The above comparison table demonstrates that, overall, the simulated value is closer to the experimental value than the theoretical calculation value, which signifies that the simulation model has a higher reference value. The theoretical calculated loss of the full bridge inverter and three-phase inverter are close to the experimental value. However, there is a significant gap between the theoretical calculated value and the experimental value of the rectifier. The forward voltage of the rectifier diode, in the PLECS simulation model, used measured values while in the theoretical calculation, the forward voltage of the rectifier diode is set to a typical value from the datasheet, which makes the theoretical calculated loss of the rectifier diode slightly lower.

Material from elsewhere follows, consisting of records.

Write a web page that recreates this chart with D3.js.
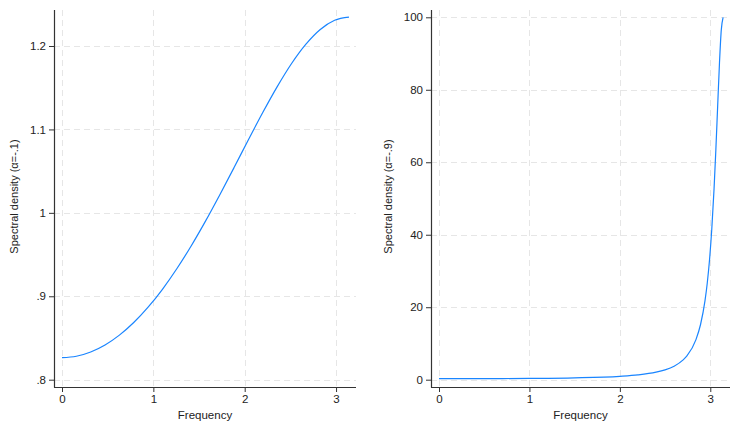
<!DOCTYPE html>
<html>
<head>
<meta charset="utf-8">
<script src="https://cdn.jsdelivr.net/npm/d3@7"></script>
<style>
  html, body { margin: 0; padding: 0; background: #fff; }
  svg { display: block; }
  text { font-family: "Liberation Sans", Arial, Helvetica, sans-serif; fill: #222; }
</style>
</head>
<body>
<svg id="chart" width="730" height="424"></svg>
<script>
// ---- Data ----
const freqLeft = [0, 0.1571, 0.3142, 0.4712, 0.6283, 0.7854, 0.9425, 1.0996, 1.2566, 1.4137,
  1.5708, 1.7279, 1.8850, 2.0420, 2.1991, 2.3562, 2.5133, 2.6704, 2.8274, 2.9845, 3.1416];
const densLeft = [0.8264, 0.8281, 0.8332, 0.8416, 0.8534, 0.8685, 0.8869, 0.9084, 0.9330, 0.9603,
  0.9901, 1.0218, 1.0546, 1.0879, 1.1205, 1.1513, 1.1790, 1.2022, 1.2198, 1.2308, 1.2346];

const freqRight = [0, 0.5, 1.0, 1.5, 2.0, 2.2, 2.4, 2.5, 2.6, 2.7, 2.7416, 2.8416, 2.8916,
  2.9416, 2.9666, 2.9916, 3.0166, 3.0416, 3.0616, 3.0816, 3.1016, 3.1216, 3.1416];
const densRight = [0.277, 0.295, 0.359, 0.516, 0.943, 1.332, 2.072, 2.718, 3.737, 5.474, 6.575, 11.06, 15.16,
  21.80, 26.67, 33.10, 41.59, 52.65, 63.46, 75.53, 87.41, 96.53, 100];

const xTicks = [0, 1, 2, 3];
const yTicksLeft = [0.8, 0.9, 1.0, 1.1, 1.2];
const yTickLabelsLeft = [".8", ".9", "1", "1.1", "1.2"];
const yTicksRight = [0, 20, 40, 60, 80, 100];
const yTickLabelsRight = ["0", "20", "40", "60", "80", "100"];

const xTitle = "Frequency";
const yTitleLeft = "Spectral density (α=-.1)";
const yTitleRight = "Spectral density (α=-.9)";

// ---- Drawing ----
const svg = d3.select("#chart");
const lineColor = "#1a85ff";
const gridColor = "#e6e6e6";
const axisColor = "#333";

function panel(opts) {
  const g = svg.append("g");
  const x = d3.scaleLinear().domain([0, Math.PI]).range(opts.xRange);
  const y = d3.scaleLinear().domain(opts.yDomain).range(opts.yRange);
  const [L, R, T, B] = opts.box;

  // grid
  g.selectAll("line.hg").data(opts.yTicks).join("line")
    .attr("x1", L).attr("x2", R)
    .attr("y1", d => Math.round(y(d)) + 0.5).attr("y2", d => Math.round(y(d)) + 0.5)
    .attr("stroke", gridColor).attr("stroke-width", 1).attr("stroke-dasharray", "6,4");
  g.selectAll("line.vg").data(xTicks).join("line")
    .attr("x1", d => Math.round(x(d)) + 0.5).attr("x2", d => Math.round(x(d)) + 0.5)
    .attr("y1", T).attr("y2", B)
    .attr("stroke", gridColor).attr("stroke-width", 1).attr("stroke-dasharray", "6,4");

  // curve
  const data = opts.freq.map((f, i) => [f, opts.dens[i]]);
  g.append("path").datum(data)
    .attr("fill", "none").attr("stroke", lineColor).attr("stroke-width", 1.2)
    .attr("d", d3.line().x(d => x(d[0])).y(d => y(d[1])).curve(d3.curveMonotoneX));

  // y axis
  const yAxis = d3.axisLeft(y).tickValues(opts.yTicks)
    .tickFormat((d, i) => opts.yLabels[i]).tickSize(5).tickPadding(3);
  const ga = g.append("g").attr("transform", `translate(${L},0)`).call(yAxis);
  ga.select(".domain").remove();
  ga.append("line").attr("x1", 0.5).attr("x2", 0.5).attr("y1", T).attr("y2", B + 0.5)
    .attr("stroke", axisColor).attr("stroke-width", 1.2);
  ga.selectAll(".tick line").attr("stroke", axisColor);
  ga.selectAll(".tick text").attr("font-size", 11.5).attr("fill", "#222")
    .style("font-family", "'Liberation Sans', Arial, sans-serif");

  // x axis
  const xAxis = d3.axisBottom(x).tickValues(xTicks).tickFormat(d3.format("d")).tickSize(5).tickPadding(3);
  const gx = g.append("g").attr("transform", `translate(0,${B})`).call(xAxis);
  gx.select(".domain").remove();
  gx.append("line").attr("x1", L).attr("x2", R).attr("y1", 0.5).attr("y2", 0.5)
    .attr("stroke", axisColor).attr("stroke-width", 1.2);
  gx.selectAll(".tick line").attr("stroke", axisColor);
  gx.selectAll(".tick text").attr("font-size", 11.5).attr("fill", "#222")
    .style("font-family", "'Liberation Sans', Arial, sans-serif");

  // titles
  g.append("text").attr("x", (L + R) / 2).attr("y", 419)
    .attr("text-anchor", "middle").attr("font-size", 11.5).text(xTitle);
  g.append("text")
    .attr("transform", `translate(${opts.yTitleX},${(T + B) / 2 - 2}) rotate(-90)`)
    .attr("text-anchor", "middle").attr("font-size", 11).text(opts.yTitle);
}

panel({
  freq: freqLeft, dens: densLeft,
  xRange: [62, 62 + Math.PI * 91.35],
  yDomain: [0.8, 1.2], yRange: [379.7, 46],
  box: [54, 356, 10, 387],
  yTicks: yTicksLeft, yLabels: yTickLabelsLeft,
  yTitle: yTitleLeft, yTitleX: 18
});

panel({
  freq: freqRight, dens: densRight,
  xRange: [439, 439 + Math.PI * 90.43],
  yDomain: [0, 100], yRange: [379.7, 17.3],
  box: [431, 730, 10, 387],
  yTicks: yTicksRight, yLabels: yTickLabelsRight,
  yTitle: yTitleRight, yTitleX: 392
});
</script>
</body>
</html>
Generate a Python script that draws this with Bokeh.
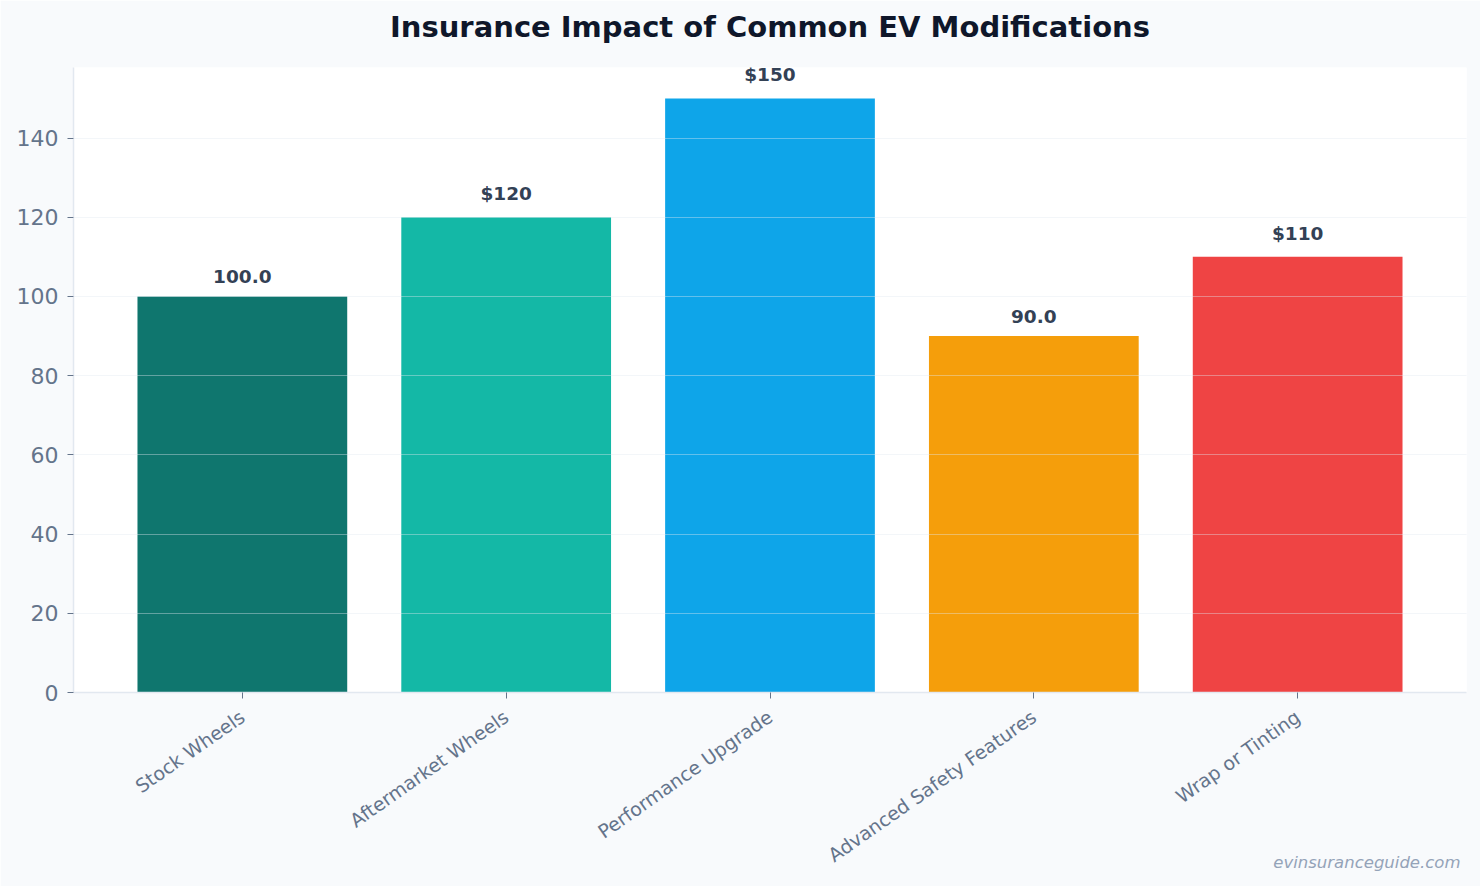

Figure 19 shows the full bridge inverter module when taken out of the system. It can be seen that the SiC device and radiator is at the bottom of the system. Once the prototype is running for a period, the full bridge inverter module, rectifier module and three-phase inverter module is removed from the system to get thermal images.

Figure 20 shows the thermal images of three modules in our system when they are removed from the system after the system running at 40 kW for a period. Our system uses forced air cooling method and it takes a few minutes for us to remove these modules from the system to get thermal images, therefore the temperature is a little lower than the actual temperature. Figure 20a shows the thermal image of the full bridge inverter module and its average temperature is at about 38.6 °C. Figure 20b shows the thermal image of the rectifier module whose average temperature is at about 26.5 °C and the thermal image of the three-phase inverter module whose average temperature is at about 25 °C. The radiators in three modules are the same, therefore their average temperatures are directly proportional to their power consumptions. It can be seen that the temperature of the full bridge inverter module is higher than the temperature of the other two modules, and the temperature of the three-phase inverter module is closer to that of the rectifier module. These differences can prove the conclusion about the loss distribution to some extent.

5. Conclusions

The main work of this paper was to establish a loss model of a tram SiC auxiliary converter. During the process of building this loss model, first, according to the circuit topology and parameters, theoretical calculation formulas of the SiC device losses for the auxiliary converter were derived. Based on the relevant parameters of the device data, the loss of each part in the system was estimated by formulas. Then, the static and static characteristics of the Cree’s SiC MOSFET module selected in this auxiliary converter were tested and the test results were used in the PLECS loss simulation model. According to the actual parameters of the prototype, the PLECS loss simulation model was built. The simulation model did accurately calculate the loss of each part in the system. Finally, through comparison with the SiC auxiliary converter experiment results, it was confirmed that the loss calculation theory and the loss simulation model is valuable. Additionally, the thermal images of the system proved the conclusion about the loss distribution to some extent. Moreover, the loss model in this paper has the advantages of less variables and fast calculation. When engineers need to estimate the switching losses of the same topology converter in this paper for subsequent switching frequency optimization selection and efficiency improvement, they can refer to the loss model established in this paper.